The Main Principles of Estate Conservation
- Manage your assets during your lifetime: You have accumulated assets through hard work and determination. Good estate planning begins by ensuring that those assets are as well-managed as possible, so they grow year after year.
- Decide who will receive your assets: It may take some time and careful thought to decide exactly how you want to distribute your assets and to whom. Once you have made your decisions you need to put them down in writing in a legally binding document like a will.
- Determine how your assets will be distributed: Many times, it is necessary to manage how and when your heirs will receive your assets. You may not want them to get everything all at once, for instance.
- Choose who will manage the estate: Depending on what you have planned, you may need to choose an executor for your will, trustees for your trusts and so on.
- Consider the risks to your assets and how to minimize those risks: The bigger your assets, the more complicated this process becomes. Probate, taxes and other problems may or may not be inevitable — but even if they are inevitable, you can work to minimize the damage they do to your estate as it passes to your heirs.
- Set aside liquid capital: Some expenses need to be addressed quickly as they arise, such as the cost for burial, income taxes and settlements.
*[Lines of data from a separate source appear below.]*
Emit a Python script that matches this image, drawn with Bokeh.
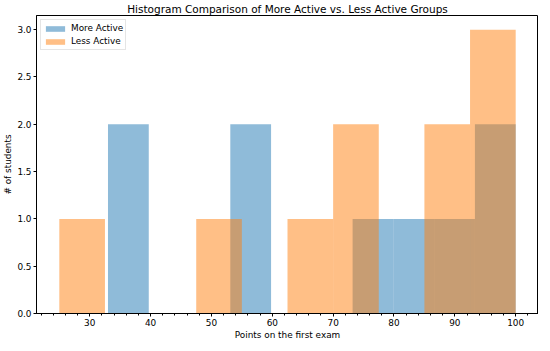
from bokeh.plotting import figure
from bokeh.embed import file_html
from bokeh.resources import INLINE
from bokeh.models import FixedTicker, Range1d, PrintfTickFormatter

# Histogram bin edges and counts
more_edges = [33.0, 39.7, 46.4, 53.1, 59.8, 66.5, 73.2, 79.9, 86.6, 93.3, 100.0]
more_counts = [2, 0, 0, 2, 0, 0, 1, 1, 1, 2]
less_edges = [25.0, 32.5, 40.0, 47.5, 55.0, 62.5, 70.0, 77.5, 85.0, 92.5, 100.0]
less_counts = [1, 0, 0, 1, 0, 1, 2, 0, 2, 3]

x_ticks = [30, 40, 50, 60, 70, 80, 90, 100]
x_minor = [v for v in range(22, 104, 2) if v % 10 != 0]
y_ticks = [0.0, 0.5, 1.0, 1.5, 2.0, 2.5, 3.0]

TITLE = "Histogram Comparison of More Active vs. Less Active Groups"
FONT = "DejaVu Sans"
FW, FH = 502, 298

p = figure(frame_width=FW, frame_height=FH, output_backend="svg", toolbar_location=None,
           x_range=Range1d(21.25, 103.75), y_range=Range1d(0, 3.15), title=TITLE,
           min_border_left=32, min_border_right=0, min_border_top=0, min_border_bottom=26)

p.title.align = "center"
p.title.text_font = FONT
p.title.text_font_size = "10.5px"
p.title.text_font_style = "normal"
p.title.text_color = "black"
p.title.standoff = 1
p.title.offset = 0

p.quad(left=more_edges[:-1], right=more_edges[1:], bottom=0, top=more_counts,
       fill_color="#1f77b4", fill_alpha=0.5, line_color=None, legend_label="More Active")
p.quad(left=less_edges[:-1], right=less_edges[1:], bottom=0, top=less_counts,
       fill_color="#ff7f0e", fill_alpha=0.5, line_color=None, legend_label="Less Active")

p.xgrid.visible = False
p.ygrid.visible = False
p.outline_line_color = "black"
p.outline_line_width = 1
p.background_fill_color = "white"

p.xaxis.ticker = FixedTicker(ticks=x_ticks, minor_ticks=x_minor)
p.yaxis.ticker = FixedTicker(ticks=y_ticks)
p.yaxis.formatter = PrintfTickFormatter(format="%.1f")

for ax in (p.xaxis, p.yaxis):
    ax.axis_line_color = "black"
    ax.major_tick_line_color = "black"
    ax.minor_tick_line_color = "black"
    ax.major_tick_in = 0
    ax.major_tick_out = 3
    ax.minor_tick_in = 0
    ax.minor_tick_out = 2
    ax.major_label_text_font = FONT
    ax.major_label_text_font_size = "8.9px"
    ax.major_label_text_color = "black"
    ax.axis_label_text_font = FONT
    ax.axis_label_text_font_size = "8.9px"
    ax.axis_label_text_font_style = "normal"
    ax.axis_label_text_color = "black"
    ax.major_label_standoff = 2
    ax.axis_label_standoff = 1
p.yaxis.minor_tick_out = 0
p.yaxis.minor_tick_line_color = None

p.xaxis.axis_label = "Points on the first exam"
p.yaxis.axis_label = "# of students"

p.legend.location = "top_left"
p.legend.margin = 4
p.legend.padding = 2
p.legend.spacing = 1
p.legend.glyph_width = 24
p.legend.glyph_height = 7
p.legend.label_height = 12
p.legend.label_standoff = 4
p.legend.label_text_font = FONT
p.legend.label_text_font_size = "8.9px"
p.legend.label_text_color = "black"
p.legend.border_line_color = "#cccccc"
p.legend.border_line_width = 1
p.legend.background_fill_alpha = 0.8

open("out.html", "w").write(file_html(p, INLINE))
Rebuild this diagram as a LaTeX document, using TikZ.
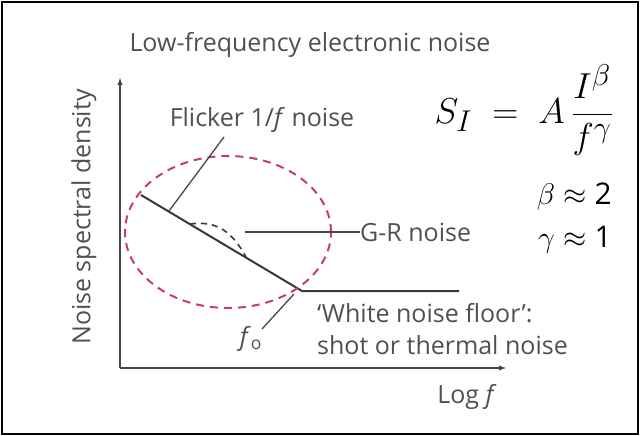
\documentclass[tikz,border=0pt]{standalone}
\usepackage{fontspec}
\setmainfont{Open Sans}
\usetikzlibrary{positioning,calc,shapes.geometric}
\definecolor{labelgrey}{RGB}{80,80,80}
\definecolor{circred}{RGB}{200,62,92}

\begin{document}
\begin{tikzpicture}[x=1pt,y=-1pt,
    lbl/.style={text=labelgrey, font=\fontsize{25}{32}\selectfont, inner sep=0pt},
    curve/.style={draw=black!78, line width=2pt},
    lead/.style={draw=black!72, line width=1.3pt},
    axis/.style={draw=black!72, line width=1.4pt, -latex},
    eqn/.style={font=\fontsize{24.88}{30}\selectfont, inner sep=0pt}
]
\useasboundingbox (0,0) rectangle (640,436);
\draw[line width=2pt] (2,2) rectangle (638,434);

% Axes
\coordinate (orig) at (120,368);
\coordinate (ytop) at (120,78);
\coordinate (xend) at (506,368);
\draw[axis] (orig) -- (ytop);
\draw[axis] (orig) -- (xend);

\node (title) [lbl] at (310,45) {Low-frequency electronic noise};
\node (ylab) [lbl, rotate=90] at (84,217) {Noise spectral density};
\node (xlab) [lbl] at (467,397) {Log \textit{f}};

% Spectrum
\coordinate (start) at (141,195);
\coordinate (knee) at (302,291);
\coordinate (floor) at (459,291);
\draw[curve] (start) -- (knee) -- (floor);
\coordinate (grA) at (190,224);
\coordinate (grB) at (246,257);
\draw[curve, dash pattern=on 6pt off 5pt, line width=1.6pt] (grA) .. controls (214,221) and (230,228) .. (grB);

% Circle
\node (circ) [draw=circred, dash pattern=on 8pt off 6pt, line width=2pt, ellipse, minimum width=206pt, minimum height=152pt, inner sep=0pt] at (228,232) {};

% Labels
\node (flicker) [lbl] at (262,120) {Flicker 1/\textit{f} noise};
\coordinate (flkA) at (169,211);
\coordinate (flkB) at (224,137);
\draw[lead] (flkA) -- (flkB);

\node (gr) [lbl, anchor=west] at (360,232) {G-R noise};
\coordinate (grL) at (245,232);
\draw[lead] (grL) -- (gr.west);

\node (fo) [lbl] at (251,339) {\textit{f}\textsubscript{o}};
\coordinate (foA) at (294,294);
\coordinate (foB) at (262,329);
\draw[lead] (foA) -- (foB);

\node (white) [lbl, anchor=west, align=left] at (317,329) {`White noise floor':\\shot or thermal noise};

% Formula
\node (law) [eqn] at (524,110) {\scalebox{1.45}{$\displaystyle S_I\;=\;A\,\frac{I^{\beta}}{f^{\gamma}}$}};
\node (beta) [eqn, anchor=east] at (612,197) {\scalebox{1.2}{$\beta\approx\mbox{2}$}};
\node (gamma) [eqn, anchor=east] at (612,240) {\scalebox{1.2}{$\gamma\approx\mbox{1}$}};
\end{tikzpicture}
\end{document}
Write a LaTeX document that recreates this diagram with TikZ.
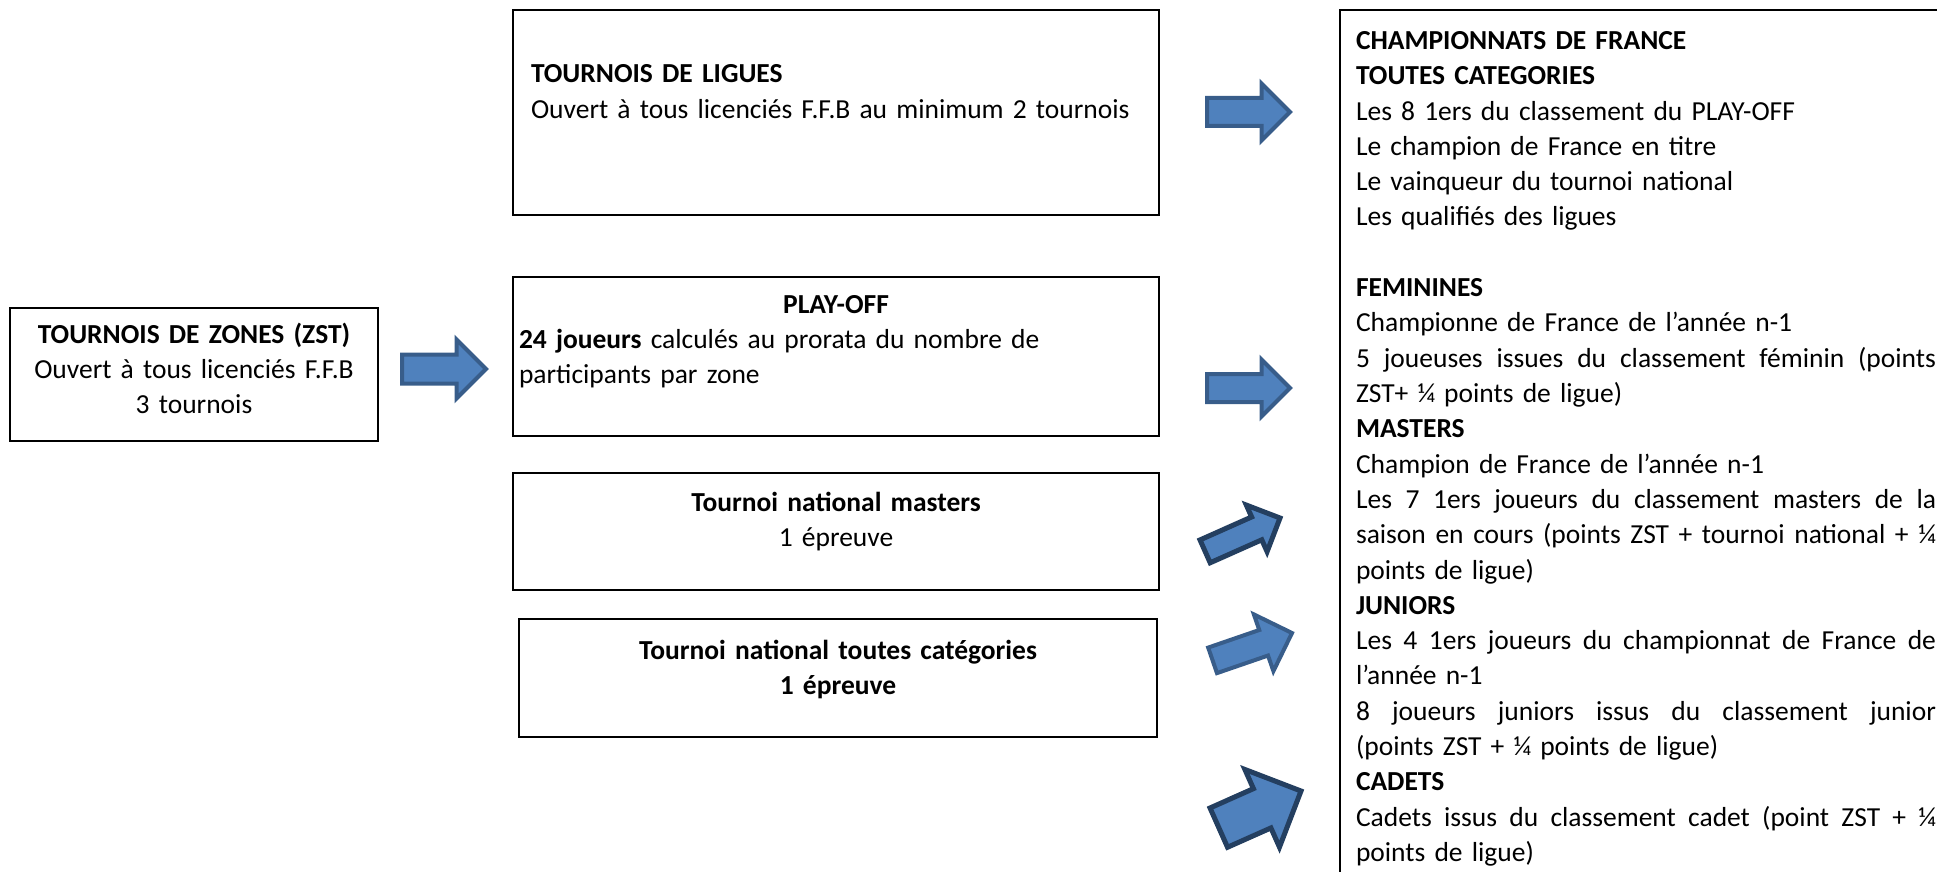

Common Tools in Estate Planning
One of the big challenges with estate planning is deciding exactly what steps you need to take to protect your assets. Every individual has a different set of needs. Your estate may consist of your family home and retirement account, or it may include a wide array of assets like investments, property, luxury goods, family heirlooms and more. A skilled estate planning attorney will take the time to get the full picture of what your assets are and to understand exactly what your wishes are for the future. Once they have a firm handle on your circumstances and goals, they will choose the right tools to conserve your estate. These tools may include:
- Wills: A last will and testament is the best-known estate planning tool. It puts down in writing how you want your assets distributed. Everyone should have a will, even if they have only a few assets, because it helps avoid confusion when it is time to distribute those assets. However, only having a will means that your heirs will have to go through probate — which is expensive and time-consuming — before they can access your assets.
- Trusts: You can avoid probate and keep your estate away from public scrutiny with a trust. There are different kinds of trusts, including revocable and irrevocable trusts. Each offers advantages and disadvantages that are worth discussing with your attorney.
- Living will: Should you become unable to make decisions about your care, a living will dictates who you want to make those decisions for you.